Beyond the entrance gate, a group of kids ranging in age from about 7 to mid-teens rush past their parents and stop abruptly in front of two large potbellied pigs ready to greet them. Inching closer, two girls cooing in unison kneel down to pet them. Another kid darts off in another direction toward a pint-size spotted piglet wagging its tail in delight.

The rest of the group files into a large wooden lodge housing dozens of pigs. Some are in fenced cubicles, snuggled warmly under blankets. Others roam freely to greet families strolling about. One of the kids pulls out an iPhone and begins to Snapchat an interaction with a pig licking her hand. Squeals and high-pitched laughter abound.

These sights and sounds are familiar to Ross Mill Farm owner Susan Armstrong Magidson, who has opened the facility from noon into the evening on this Saturday for a holiday open house. “We’re generally open from 12 to 3 p.m. every day, but I thought it would be nice to host a holiday open house to invite families, people, out to meet our pigs and really just kick back and have a good time,” Magidson says.

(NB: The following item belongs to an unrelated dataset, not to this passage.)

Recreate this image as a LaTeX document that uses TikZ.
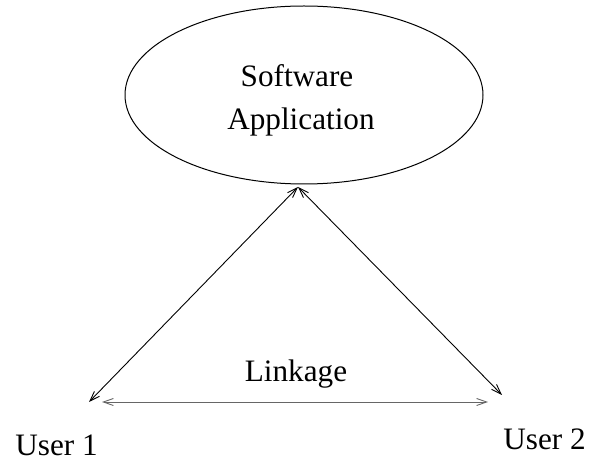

Families from far and wide have come to the Bucks County farm, about an hour north of Philadelphia, to meet new piggy pals, mingle with fellow pig lovers, and potentially to adopt. “Pigs are genuinely friendly creatures,” Magidson says. “The potbellied pig is like a 3-year-old: very intelligent but really self-centered. You have to provide it with lots of care.”

For Magidson, pig breeding and boarding started out as a hobby. She and her husband were marketing consultants in New York City. In the early ’90s they purchased Ross Mill, which dates back to 1740, as a retreat from manic city life. Starting off as a small “gentleman farm” with just a few chickens, goats, and pigs, Magidson took an especial liking to breeding and raising pigs. By 1992, she and her husband retired from their cushy jobs and moved to the farm full time to provide services for their bevy of pigs. By then, they had already begun rescuing pigs that were left abandoned by farms and in desperate need of shelter. Magidson then started a pig-rearing club and became president of the national organization.

Today, Ross Mill Farm and its crew of 10 employees not only support the rescue of pigs, foster care, and adoption, but also short- and long-term boarding. “I found that those looking to go on a short vacation, or no longer wanted to care for their pig, needed boarding,” says Magidson over the phone some days later.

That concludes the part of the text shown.